The state government of South Australia has also implemented policies to supporting the development of skills necessary for green iron production, in particular through a technical college located in Port Augusta. The Western Australia Government is investing in skills development to support the energy transition through the Made in WA plan and the development of a Clean Energy National Centre of Excellence (AUD 70.5 million joint federal/state investment) and a Pilbara Based Clean Energy Training and Research Centre (investment through the AUD 140 million Pilbara Hydrogen Hub, a joint federal/state investment).
Comparison with other regions
On the level of the EU, labour questions are prominent when structural changes to the steel industry are on the horizon because the industry employs around 330,000 people in the EU and supports a further 1.6 million jobs in related sectors. The EU's Just Transition Mechanism (JTM) aims to support industries, workers and regions who are most affected by the green transition. It provides funding for up- and reskilling of workers as well as job search assistance, with a total budget throughout 2021-2027 of EUR 19.3 billion (European Commission[61]).
Notes
Copy link to Notes← 1. According to EUROFER, 98 per cent of global iron ore production is consumed by the steel industry (EUROFER, 2013[98]).

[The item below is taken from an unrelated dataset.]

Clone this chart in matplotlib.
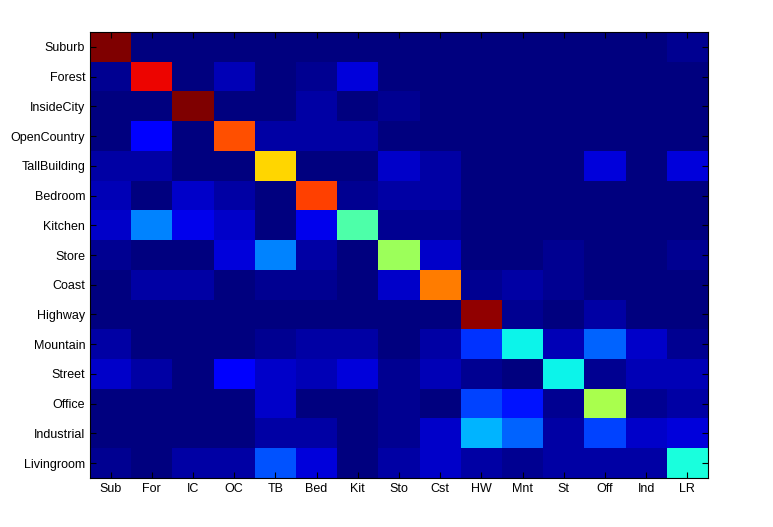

← 2. See (Government of Australia, 2025[101]). Under the reformed Safeguard Mechanism, these baselines are set to decline by 4.9% each year through to 2030, aligning with Australia's commitment to reduce emissions by 43% below 2005 levels by 2030 and to achieve net-zero emissions by 2050. Facilities that exceed their baselines are required to manage their excess emissions, which can involve measures such as purchasing carbon credits or investing in emissions reduction technologies.